I am applying myself to try and come up with experiments. I have a kernel of an idea I’m going to hound some Eval experts with and make sure it is already being performed.
Totally agreed that we are fumbling in the dark. (To me, though, I’m fairly convinced there is a cliff out there somewhere given that intelligence is a superpower.)
And, I also agree on the need to be empirical. (Of course, there are some experiments that scare me.)
I am hoping that, just maybe, this framing (Human Worth Hypothesis) will lead to experiments.

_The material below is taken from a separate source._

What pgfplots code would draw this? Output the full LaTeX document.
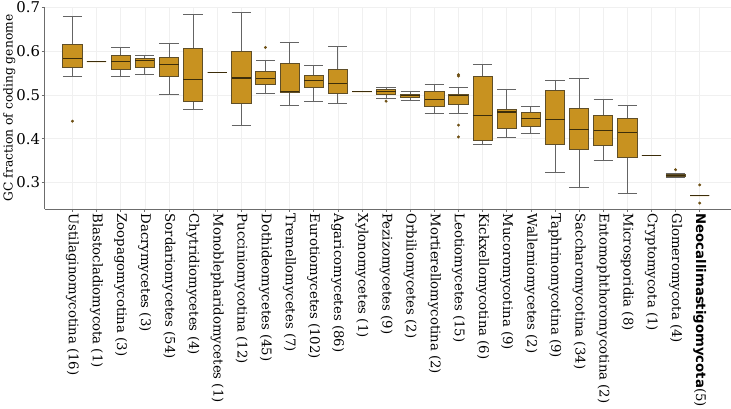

Yes. This could have been written better. I am honestly, genuinely not partial to either side. I could be convinced that intelligence begets human-like values if someone could walk me through how that happens and how to account for examples of very intelligent people who do not have human-friendly values. I shouldn’t have been so aggressive with my word choice, I just find it frustrating when I see people assuming something will happen without explaining how. I reckon the belief in this convergence, at least sometimes, is tied to a belief in moral realism and that’s the crux. If moral realism holds, then moral truths are discoverable and, given sufficient intelligence, an entity will reach these truths by reason. For those who are not motivated by moral realism, then perhaps this conviction stems from sureness that the manner in which current AIs are trained—using human-created data—will, at some point, cause sufficiently advanced AI to grok human values. But what if they do grok, but don’t care? I understand that some animals eat their young, but I don’t endorse this behavior and wish it were not so. I would feel the urge to stop it if I saw it happening and would only refrain because I don’t want to interfere with natural processes. It seems to me that the world is not compatible with human values, otherwise what is would be what ought to be, so humans, which operate in the world, may not be compatible with AI values, even if the AI understands them deeply and completely.
Anyway, point is, I’m not trying to be a partisan.